TWO: THE ADDITION OF THE EXTRAORDINARY

The other factor that makes ordinary people worth reading about is watching them cope with extraordinary situations. Seeing ordinary people deal with weird situations is, in fact, the core of a whole lot of stories, but paranormal stories have the chance to get really
extra
ordinary. So once you have your regular character fully developed and breathing nicely, you add the supernatural.

This is where the fun begins. How will your protagonist react when the magic shows up? See, the readers are regular people with (as observed above) one or two things that make them feel a little different, and if you've done your job, they're empathizing with the protagonist. On one level or another, they're pretending to be — or wanting to be — your main character. The only thing they're missing is honest-to-goodness magic, and it's your duty to supply it so they can face it right along with your protagonist.

So once you establish your character's normal life, you introduce the supernatural element(s) you chose from chapter two.

How soon? Depends, really. Some authors introduce it on the first page. Lucienne Diver's protagonist wakes up as a new vampire in her underground coffin in the opening paragraph of
Vamped
. Other authors take a little longer. Stephen King and Peter Straub barely hint at supernatural events when a seagull seems to stare at young Jack early on, but don't really get going on the magic until chapter three, when Jack talks to Speedy Parkway about the supernatural world known as the Territories. More in the middle is Christopher Moore's
A Dirty Job
, which hints at magic when Charlie's wife dies in chapter one and becomes much more supernatural when various objects in Charlie's shop acquire a magical red glow in chapter two. Chapter three starts with the wonderful line, “It was two weeks before Charlie left the apartment and walked down to the auto-teller on Columbus Avenue where he first killed a guy. His weapon of choice was the number forty-one bus.” From then on, a supernatural blizzard of demons, death goddesses, and hellhounds tears through nearly every page.

As a general rule, you'll want to introduce the supernatural element as early as possible.
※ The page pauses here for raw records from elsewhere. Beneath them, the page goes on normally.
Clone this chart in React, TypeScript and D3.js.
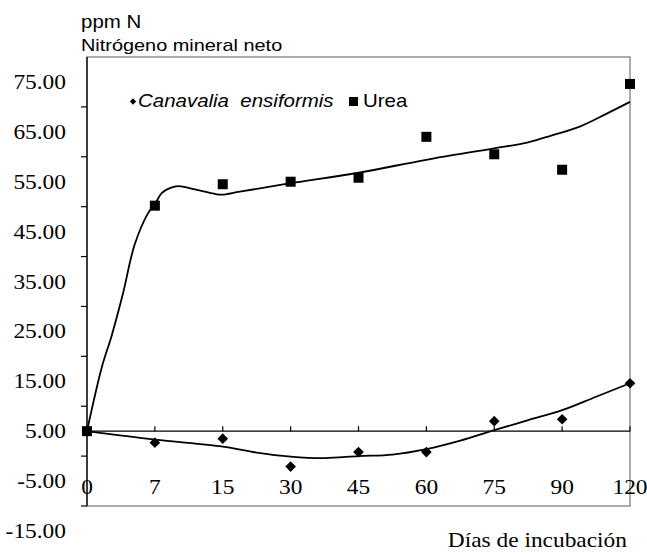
import * as d3 from "d3";

const width = 647;
const height = 554;

// days of incubation (category axis)
const days = ["0", "7", "15", "30", "45", "60", "75", "90", "120"];

// measured points
const urea = [5.0, 50.2, 54.5, 55.0, 55.8, 64.0, 60.5, 57.4, 74.6];
const canavalia = [5.0, 2.7, 3.5, -2.1, 0.8, 0.8, 7.0, 7.4, 14.6];

// fitted curves (position in category units)
const ureaFitPos = [0, 0.22, 0.36, 0.53, 0.7, 0.9, 1.0, 1.1, 1.22, 1.35, 1.57, 1.9, 2.0, 2.25, 3, 4, 5, 6, 6.5, 6.85, 7.25, 7.65, 8];
const ureaFit = [5.0, 17.9, 24.0, 32.6, 42.3, 48.7, 50.5, 52.7, 53.7, 54.1, 53.5, 52.5, 52.4, 53.0, 54.7, 56.8, 59.4, 61.7, 62.9, 64.3, 66.0, 68.6, 71.0];
const canFitPos = [0, 1, 2, 2.5, 3, 3.5, 4, 4.5, 5, 5.5, 6, 6.5, 7, 7.5, 8];
const canFit = [5.0, 3.3, 1.9, 0.7, -0.1, -0.4, 0.0, 0.3, 1.4, 3.1, 5.2, 7.2, 9.2, 11.9, 14.6];

// axis
const yTicks = [70, 60, 50, 40, 30, 20, 10, 0, -10];
const yLabels = [75, 65, 55, 45, 35, 25, 15, 5, -5, -15];
const xAxisAt = 5;

const serif = "'Liberation Serif', 'Times New Roman', serif";
const sans = "'Liberation Sans', Arial, sans-serif";
const sx = 1.17; // the original is stretched horizontally

const App = () => {
  const x = d3.scaleLinear().domain([0, days.length - 1]).range([87, 630]);
  const y = d3.scaleLinear().domain([-10, 80]).range([506, 57]);

  const line = d3
    .line<[number, number]>()
    .x((d) => x(d[0]))
    .y((d) => y(d[1]))
    .curve(d3.curveCatmullRom.alpha(0.5));

  const ureaPath = line(ureaFitPos.map((p, i) => [p, ureaFit[i]]));
  const canPath = line(canFitPos.map((p, i) => [p, canFit[i]]));

  const diamond = d3.symbol(d3.symbolDiamond2, 72)();

  return (
    <svg
      width={width}
      height={height}
      style={{ position: "absolute", left: 0, top: 0, background: "#fff" }}
    >
      {/* plot frame */}
      <rect x={x(0)} y={y(80)} width={x(8) - x(0)} height={y(-10) - y(80)} fill="none" stroke="#808080" strokeWidth={1.3} />

      {/* y axis */}
      <line x1={x(0)} x2={x(0)} y1={y(80)} y2={y(-10)} stroke="#000" strokeWidth={1.3} />
      {yTicks.map((t) => (
        <line key={t} x1={x(0) - 6} x2={x(0)} y1={y(t)} y2={y(t)} stroke="#000" strokeWidth={1.2} />
      ))}
      {yLabels.map((t) => (
        <text
          key={t}
          transform={`translate(66,${y(t) + 7}) scale(${sx},1)`}
          textAnchor="end"
          fontFamily={serif}
          fontSize={20}
        >
          {t.toFixed(2)}
        </text>
      ))}

      {/* x axis */}
      <line x1={x(0)} x2={x(8)} y1={y(xAxisAt)} y2={y(xAxisAt)} stroke="#000" strokeWidth={1.3} />
      {days.map((d, i) => (
        <line key={d} x1={x(i)} x2={x(i)} y1={y(xAxisAt) - 5} y2={y(xAxisAt)} stroke="#000" strokeWidth={1.2} />
      ))}
      {days.map((d, i) => (
        <text
          key={d}
          transform={`translate(${x(i)},494) scale(${sx},1)`}
          textAnchor="middle"
          fontFamily={serif}
          fontSize={20}
        >
          {d}
        </text>
      ))}

      {/* fitted curves */}
      <path d={ureaPath ?? ""} fill="none" stroke="#000" strokeWidth={1.8} />
      <path d={canPath ?? ""} fill="none" stroke="#000" strokeWidth={1.8} />

      {/* points */}
      {urea.map((v, i) => (
        <rect key={i} x={x(i) - 5} y={y(v) - 5} width={10} height={10} fill="#000" />
      ))}
      {canavalia.map((v, i) => (
        <path key={i} d={diamond ?? ""} transform={`translate(${x(i)},${y(v)})`} fill="#000" />
      ))}

      {/* legend */}
      <path d={d3.symbol(d3.symbolDiamond2, 26)() ?? ""} transform="translate(133,101.5)" fill="#000" />
      <text
        transform={`translate(138,107) scale(${sx},1)`}
        fontFamily={sans}
        fontStyle="italic"
        fontSize={17.5}
        style={{ whiteSpace: "pre" }}
      >
        {"Canavalia  ensiformis"}
      </text>
      <rect x={349} y={97} width={9} height={9} fill="#000" />
      <text transform={`translate(363,107) scale(${sx},1)`} fontFamily={sans} fontSize={17.5}>
        Urea
      </text>

      {/* titles */}
      <text transform={`translate(81,28) scale(${sx},1)`} fontFamily={sans} fontSize={17.5}>
        ppm N
      </text>
      <text transform={`translate(81,51) scale(${sx},1)`} fontFamily={sans} fontSize={17}>
        Nitrógeno mineral neto
      </text>
      <text
        transform={`translate(627,547) scale(${sx},1)`}
        textAnchor="end"
        fontFamily={serif}
        fontSize={20}
      >
        Días de incubación
      </text>
    </svg>
  );
};

export default App;
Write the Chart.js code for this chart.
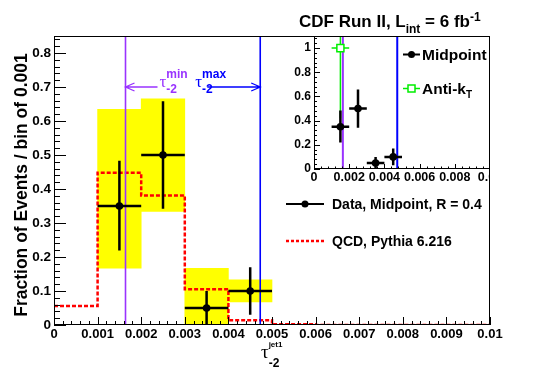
<!DOCTYPE html>
<html>
<head>
<meta charset="utf-8">
<script src="https://cdn.jsdelivr.net/npm/chart.js@4.4.0/dist/chart.umd.min.js"></script>
<style>
body { margin: 0; background: #fff; }
#caja { position: relative; width: 545px; height: 369px; }
#principal { position: absolute; left: 0; top: 0; }
#marcoRecuadro { position: absolute; left: 270px; top: 0; width: 220px; height: 200px; overflow: hidden; }
#recuadro { position: absolute; left: 0; top: 0; }
</style>
</head>
<body>
<div id="caja">
<canvas id="principal" width="545" height="369"></canvas>
<div id="marcoRecuadro"><canvas id="recuadro" width="260" height="200"></canvas></div>
</div>
<script>
// datos
const binCenters = [0.0015, 0.0025, 0.0035, 0.0045];
const binHalf = 0.0005;
const dataMid = [0.35, 0.50, 0.05, 0.10];
const statLow = [0.219, 0.342, 0.0, 0.03];
const statHigh = [0.483, 0.658, 0.10, 0.17];
const systLow = [0.167, 0.334, 0.0, 0.068];
const systHigh = [0.634, 0.665, 0.167, 0.133];

const qcdEdges = [0, 0.001, 0.002, 0.003, 0.004, 0.005, 0.006, 0.007, 0.008, 0.009, 0.01];
const qcdValues = [0.056, 0.448, 0.381, 0.105, 0.014, 0.002, 0, 0, 0, 0];

const antiKtX = [0.0015];
const antiKtY = [1.0];
const antiKtLow = [0.42];
const antiKtHigh = [1.6];

const tauMin = 0.00164;
const tauMax = 0.00473;
const arrowLevel = 0.7;

// ejes
const xTicksMain = [0, 0.001, 0.002, 0.003, 0.004, 0.005, 0.006, 0.007, 0.008, 0.009, 0.01];
const xLabelsMain = ['0', '0.001', '0.002', '0.003', '0.004', '0.005', '0.006', '0.007', '0.008', '0.009', '0.01'];
const yTicksMain = [0, 0.1, 0.2, 0.3, 0.4, 0.5, 0.6, 0.7, 0.8];
const yLabelsMain = ['0', '0.1', '0.2', '0.3', '0.4', '0.5', '0.6', '0.7', '0.8'];
const xTicksInset = [0, 0.002, 0.004, 0.006, 0.008, 0.01];
const xLabelsInset = ['0', '0.002', '0.004', '0.006', '0.008', '0.01'];
const yTicksInset = [0, 0.2, 0.4, 0.6, 0.8, 1];
const yLabelsInset = ['0', '0.2', '0.4', '0.6', '0.8', '1'];

var fuente = '"Liberation Sans", Arial, Helvetica, sans-serif';
var colorMin = '#9933ff';
var colorMax = '#0000ff';
var colorAntiKt = '#00ee00';

function menores(paso, max) {
	var v = [];
	for (var i = 0; i * paso <= max + 1e-12; i++) v.push(i * paso);
	return v;
}

function barrasError(xs, ys, lo, hi) {
	var pts = [];
	for (var i = 0; i < xs.length; i++) {
		pts.push({x: xs[i] - binHalf, y: ys[i]}, {x: xs[i] + binHalf, y: ys[i]}, {x: xs[i], y: null});
		pts.push({x: xs[i], y: lo[i]}, {x: xs[i], y: hi[i]}, {x: xs[i], y: null});
	}
	return pts;
}

function puntos(xs, ys) {
	return xs.map(function(x, i) { return {x: x, y: ys[i]}; });
}

function histograma(edges, vals) {
	var pts = [];
	for (var i = 0; i < vals.length; i++) pts.push({x: edges[i], y: vals[i]});
	pts.push({x: edges[edges.length - 1], y: vals[vals.length - 1]});
	return pts;
}

function vertical(x, top) {
	return [{x: x, y: 0}, {x: x, y: top}];
}

function escribe(ctx, partes, x, y, color) {
	ctx.fillStyle = color;
	ctx.textAlign = 'left';
	ctx.textBaseline = 'alphabetic';
	partes.forEach(function(p) {
		ctx.font = 'bold ' + p[1] + 'px ' + fuente;
		ctx.fillText(p[0], x, y + p[2]);
		x += ctx.measureText(p[0]).width;
	});
	return x;
}

function tau(ctx, x, y, size, sup, supDy, sub, subDy, small, color) {
	ctx.fillStyle = color;
	ctx.textAlign = 'left';
	ctx.textBaseline = 'alphabetic';
	ctx.font = size + 'px "Liberation Serif", "DejaVu Serif", serif';
	ctx.fillText('\u03c4', x, y);
	var x1 = x + ctx.measureText('\u03c4').width;
	if (sup) {
		ctx.font = 'bold ' + small[0] + 'px ' + fuente;
		ctx.fillText(sup, x1, y + supDy);
	}
	if (sub) {
		ctx.font = 'bold ' + small[1] + 'px ' + fuente;
		ctx.fillText(sub, x1, y + subDy);
	}
}

function flecha(ctx, xa, xb, y, dir, color) {
	ctx.strokeStyle = color;
	ctx.lineWidth = 1.3;
	ctx.beginPath();
	ctx.moveTo(xa, y);
	ctx.lineTo(xb, y);
	var punta = dir < 0 ? xa : xb;
	ctx.moveTo(punta - dir * 9, y - 4);
	ctx.lineTo(punta, y);
	ctx.lineTo(punta - dir * 9, y + 4);
	ctx.stroke();
}

// marco, fondo y marcas de los ejes hacia dentro (estilo ROOT)
function marco(cfg) {
	return {
		id: 'marco',
		beforeDraw: function(chart) {
			if (!cfg.fondo) return;
			var a = chart.chartArea, ctx = chart.ctx;
			ctx.save();
			ctx.fillStyle = '#fff';
			ctx.fillRect(a.left, a.top, a.right - a.left, a.bottom - a.top);
			ctx.restore();
		},
		afterDatasetsDraw: function(chart) {
			var ctx = chart.ctx, a = chart.chartArea;
			var sx = chart.scales.x, sy = chart.scales.y;
			ctx.save();
			ctx.strokeStyle = '#000';
			ctx.lineWidth = 1;
			ctx.beginPath();
			cfg.xMenor.forEach(function(v) {
				var p = Math.round(sx.getPixelForValue(v)) + 0.5;
				ctx.moveTo(p, a.bottom); ctx.lineTo(p, a.bottom - cfg.largoX / 2);
			});
			cfg.xMayor.forEach(function(v) {
				var p = Math.round(sx.getPixelForValue(v)) + 0.5;
				ctx.moveTo(p, a.bottom); ctx.lineTo(p, a.bottom - cfg.largoX);
			});
			cfg.yMenor.forEach(function(v) {
				var p = Math.round(sy.getPixelForValue(v)) + 0.5;
				ctx.moveTo(a.left, p); ctx.lineTo(a.left + cfg.largoY / 2, p);
			});
			cfg.yMayor.forEach(function(v) {
				var p = Math.round(sy.getPixelForValue(v)) + 0.5;
				ctx.moveTo(a.left, p); ctx.lineTo(a.left + cfg.largoY, p);
			});
			ctx.stroke();
			ctx.strokeRect(a.left + 0.5, a.top + 0.5, a.right - a.left - 1, a.bottom - a.top - 1);
			ctx.restore();
		}
	};
}

var textosPrincipal = {
	id: 'textosPrincipal',
	afterDraw: function(chart) {
		var ctx = chart.ctx, sx = chart.scales.x, sy = chart.scales.y;
		ctx.save();
		// titulo
		escribe(ctx, [['CDF Run II, L', 17, 0], ['int', 12, 6], [' = 6 fb', 17, 0], ['-1', 12, -6]], 299, 27, '#000');

		// titulo eje y
		ctx.save();
		ctx.translate(27, 185);
		ctx.rotate(-Math.PI / 2);
		ctx.fillStyle = '#000';
		ctx.font = 'bold 17.5px ' + fuente;
		ctx.textAlign = 'center';
		ctx.fillText('Fraction of Events / bin of 0.001', 0, 0);
		ctx.restore();

		// titulo eje x
		tau(ctx, 261, 358, 19, 'jet1', -11, '-2', 9, [8, 12], '#000');

		// flechas tau min / tau max
		var yf = sy.getPixelForValue(arrowLevel);
		var p1 = sx.getPixelForValue(tauMin);
		var p2 = sx.getPixelForValue(tauMax);
		flecha(ctx, p1, p1 + 32, yf, -1, colorMin);
		flecha(ctx, p2 - 53, p2, yf, 1, colorMax);
		tau(ctx, p1 + 34, yf, 17, 'min', -9, '-2', 6, [12, 12], colorMin);
		tau(ctx, p2 - 65, yf, 17, 'max', -9, '-2', 6, [12, 12], colorMax);

		// leyenda
		ctx.strokeStyle = '#000';
		ctx.lineWidth = 2;
		ctx.beginPath();
		ctx.moveTo(286, 204); ctx.lineTo(324, 204);
		ctx.stroke();
		ctx.fillStyle = '#000';
		ctx.beginPath();
		ctx.arc(305, 204, 3.5, 0, Math.PI * 2);
		ctx.fill();
		escribe(ctx, [['Data, Midpoint, R = 0.4', 14, 0]], 332, 209, '#000');

		ctx.strokeStyle = '#ff0000';
		ctx.lineWidth = 2.5;
		ctx.setLineDash([3, 2]);
		ctx.beginPath();
		ctx.moveTo(286, 241); ctx.lineTo(324, 241);
		ctx.stroke();
		ctx.setLineDash([]);
		escribe(ctx, [['QCD, Pythia 6.216', 14, 0]], 332, 246, '#000');
		ctx.restore();
	}
};

var textosRecuadro = {
	id: 'textosRecuadro',
	afterDraw: function(chart) {
		var ctx = chart.ctx;
		ctx.save();
		// Midpoint
		ctx.strokeStyle = '#000';
		ctx.lineWidth = 2;
		ctx.beginPath();
		ctx.moveTo(133, 54.5); ctx.lineTo(150, 54.5);
		ctx.stroke();
		ctx.fillStyle = '#000';
		ctx.beginPath();
		ctx.arc(141.5, 54.5, 3.5, 0, Math.PI * 2);
		ctx.fill();
		escribe(ctx, [['Midpoint', 15.5, 0]], 152, 60, '#000');
		// Anti-kT
		ctx.strokeStyle = colorAntiKt;
		ctx.lineWidth = 1.5;
		ctx.beginPath();
		ctx.moveTo(133, 88.5); ctx.lineTo(150, 88.5);
		ctx.stroke();
		ctx.fillStyle = '#fff';
		ctx.fillRect(138, 85, 7, 7);
		ctx.strokeRect(138, 85, 7, 7);
		escribe(ctx, [['Anti-k', 15.5, 0], ['T', 10, 4]], 152, 94, '#000');
		ctx.restore();
	}
};

function opcionesEje(ticks, labels, min, max, size, pad, esX, tam) {
	return {
		type: 'linear', min: min, max: max, offset: false,
		grid: {display: false, drawTicks: false},
		border: {display: false},
		afterBuildTicks: function(s) { s.ticks = ticks.map(function(v) { return {value: v}; }); },
		afterFit: function(s) {
			if (esX) s.height = tam; else s.width = tam;
			s.paddingLeft = 0; s.paddingRight = 0; s.paddingTop = 0; s.paddingBottom = 0;
		},
		ticks: {
			autoSkip: false, maxRotation: 0, minRotation: 0, padding: pad, color: '#000',
			font: {family: fuente, size: size, weight: 'bold'},
			callback: function(v, i) { return labels[i]; }
		}
	};
}

// grafica principal
new Chart(document.getElementById('principal'), {
	type: 'bar',
	data: {
		datasets: [
			{
				type: 'line', data: puntos(binCenters, dataMid), showLine: false,
				pointRadius: 3.8, pointBackgroundColor: '#000', pointBorderColor: '#000', pointBorderWidth: 0, order: 1
			},
			{
				type: 'line', data: barrasError(binCenters, dataMid, statLow, statHigh),
				borderColor: '#000', borderWidth: 2.5, pointRadius: 0, spanGaps: false, order: 2
			},
			{
				type: 'line', data: vertical(tauMin, 0.85), borderColor: colorMin, borderWidth: 1.6, pointRadius: 0, order: 3
			},
			{
				type: 'line', data: vertical(tauMax, 0.85), borderColor: colorMax, borderWidth: 1.6, pointRadius: 0, order: 3
			},
			{
				type: 'line', data: histograma(qcdEdges, qcdValues), stepped: 'before',
				borderColor: '#ff0000', borderWidth: 2.5, borderDash: [4, 2], pointRadius: 0, fill: false, order: 4
			},
			{
				type: 'bar', data: binCenters.map(function(c, i) { return {x: c, y: [systLow[i], systHigh[i]]}; }),
				backgroundColor: '#ffff00', borderWidth: 0, barPercentage: 1, categoryPercentage: 1, order: 6
			}
		]
	},
	options: {
		responsive: false, animation: false, devicePixelRatio: 1,
		layout: {padding: {left: 0, top: 36, right: 55, bottom: 0}},
		plugins: {legend: {display: false}, tooltip: {enabled: false}},
		scales: {
			x: opcionesEje(xTicksMain, xLabelsMain, 0, 0.01, 13, 2, true, 44),
			y: opcionesEje(yTicksMain, yLabelsMain, 0, 0.85, 13.5, 3, false, 54)
		}
	},
	plugins: [marco({xMayor: xTicksMain, xMenor: menores(0.0002, 0.01), yMayor: yTicksMain, yMenor: menores(0.02, 0.85),
		largoX: 8, largoY: 12}), textosPrincipal]
});

// recuadro con Midpoint y Anti-kT
new Chart(document.getElementById('recuadro'), {
	type: 'line',
	data: {
		datasets: [
			{
				data: puntos(binCenters, dataMid), showLine: false,
				pointRadius: 3.8, pointBackgroundColor: '#000', pointBorderColor: '#000', pointBorderWidth: 0, order: 1
			},
			{
				data: barrasError(binCenters, dataMid, statLow, statHigh),
				borderColor: '#000', borderWidth: 2.5, pointRadius: 0, spanGaps: false, order: 2
			},
			{
				data: puntos(antiKtX, antiKtY), showLine: false, pointStyle: 'rect',
				pointRadius: 5, pointBackgroundColor: '#fff', pointBorderColor: colorAntiKt, pointBorderWidth: 1.5, order: 3
			},
			{
				data: barrasError(antiKtX, antiKtY, antiKtLow, antiKtHigh),
				borderColor: colorAntiKt, borderWidth: 1.5, pointRadius: 0, spanGaps: false, order: 4
			},
			{
				data: vertical(tauMin, 1.1), borderColor: colorMin, borderWidth: 2, pointRadius: 0, order: 5
			},
			{
				data: vertical(tauMax, 1.1), borderColor: colorMax, borderWidth: 2, pointRadius: 0, order: 5
			}
		]
	},
	options: {
		responsive: false, animation: false, devicePixelRatio: 1,
		layout: {padding: {left: 0, top: 36, right: 40, bottom: 0}},
		plugins: {legend: {display: false}, tooltip: {enabled: false}},
		scales: {
			x: opcionesEje(xTicksInset, xLabelsInset, 0, 0.01, 12.5, 1, true, 31),
			y: opcionesEje(yTicksInset, yLabelsInset, 0, 1.1, 12, 3, false, 44)
		}
	},
	plugins: [marco({fondo: true, xMayor: xTicksInset, xMenor: menores(0.0004, 0.01), yMayor: yTicksInset, yMenor: menores(0.04, 1.1),
		largoX: 5, largoY: 6}), textosRecuadro]
});
</script>
</body>
</html>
Otherwise your readers will start to wonder when the magic's going to show up, and they rightfully get upset if you hold back. Edward Eager sums it up very well through one of his characters in
Seven-Day Magic:

[Barnaby] shut the cover with a disgusted bang.

“I thought so,” he said. “Of all the gyps! It calls itself The Magic Door, but there's not a speck of real magic in it anywhere! It's just about this boy that learns to get along with these other people by being friendly and stuff. And the magic door's just the door of good fellowship or something. Man, do I despise a book like that!”

And the others could not have agreed with him more.

 

So get moving on the magic.

Once it shows up,
show us how the character reacts
. That's most of the fun. We want to see your main character's surprise, shock, elation, desire, fear, curiosity, or whatever other strong emotions smack him upside the head when he first realizes that selkies really do exist and he's just met one, or that the rusty old sword left to him by his great-uncle is an artifact of great power and a circle of sorcerers intends to kill him for it. It's what Bilbo Baggins felt when he picked up a ring that would turn him invisible, what Lucy Pevensie felt when she first crossed into Narnia, and what Charlie Asher felt when he realized he'd been recruited to take a job as Death. This “holy cow” response is called
the sense of wonder
and is practically a requirement of paranormal novels. We'll get into details of how to make your readers feel the character's emotions in chapter eight.